Quantrill's induction follows that of Larry Walker last year, part of a group of Canadians who were at the front end of the current golden era for Canucks in the majors.
The dependable right-handed set-up man ranks first among Canadian pitchers with 841 games in the majors, a total that leaves him 35th all-time in the big-leagues. He made 386 of those appearances with the Blue Jays from 1996-2001, going 30-34 with 15 saves and a 3.67 ERA.
Over 14 seasons with Boston, Philadelphia, Toronto, the Dodgers, Yankees and San Diego, he was 68-78 with a 3.88 ERA over 1,255 2-3 innings.
"The thing I'm most proud of is the amount of work I did over my career fairly consistently," he said. "I tell young players if they want to focus on one single stat as a relief pitcher, it's the number of games because if you're not pitching well, or of you have a bad ERA, there's a very good chance you won't be in 80-plus games."
Quantrill is now part of the national junior team's coaching staff and is finding his work with the youngsters very rewarding. He's also impressed with how baseball has changed north of the border.
"It's wonderful to see how much it's grown in Canada and that so many young men in Canada are getting opportunities," he said. "The real reason that happens is because of the Larry Walkers and now the Justin Morneaus, Matty Stairs, it's the big-name players.
"That's who grabs the attention and really brings our kids into he game, and we've got tons of wonderful athletes up here it's just that hockey kind of takes over."
Roth loved both hockey and baseball and worked as a statistician for the NHL at night while selling ties during the day, according to his son Michael.
He broke into the majors in 1947 when he was hired by legendary Dodgers owner Branch Rickey, in part because he intrigued his boss by explaining how to use stats to determine matchups, and in arguing why on-base percentage was more important than batting average.
"He had a passion for baseball and statistics and just started keeping track of things and began developing his views," said Michael Roth. "When he had an appointment with Rickey he had some charts, expressed his views to him and basically Rickey said they'd give it a shot."

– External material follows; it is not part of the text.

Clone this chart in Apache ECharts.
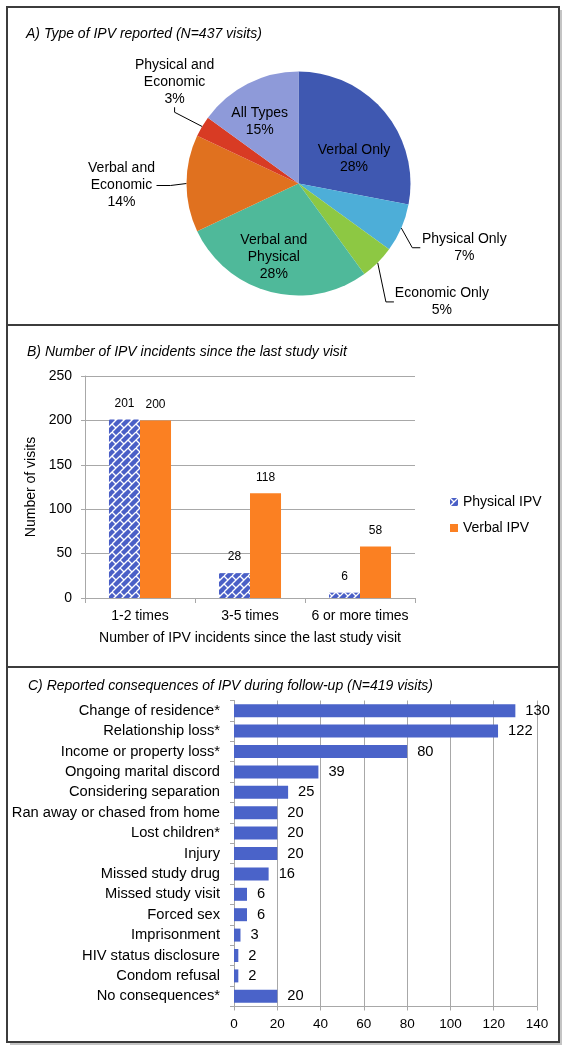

Clark Griffith, the son of Calvin, laughed at how much his dad disliked the work of Roth and his ilk.
Born Calvin Robertson in Montreal in 1911, he was the nephew of another Clark Griffith, the former big-leaguer and owner of the Washington Senators. He was adopted by his uncle in 1924 after his father Jimmy Robertson died.
He worked his way up the Senators organization and was handed ownership of the team after his uncle's death in 1955. Griffith moved the Senators to Minneapolis in 1961 and served as president and principal owner of the Twins for 24 years.
"Calvin hated the analysis that went on. He preferred rather a seat of the pants, eyeballing type of analysis," said the younger Clark Griffith. "I'm very pleased that a sabrmetrician is being honoured, I think it's a very important part of the game."
Calvin Griffith sold the Twins to the late Carl Pohlad for $38-million in 1984, something he later regretted.
"The rise in player salaries shocked him, he predicted this would be a problem," said Clark Griffith. "He was constantly in shock by that. He was also surprised by the incredible rise in baseball revenues. About the time he died in 1999, he actually admitted to me if he had knowledge of the rise in revenues he never would have sold the team.
"He was a great Twins fan right to the end."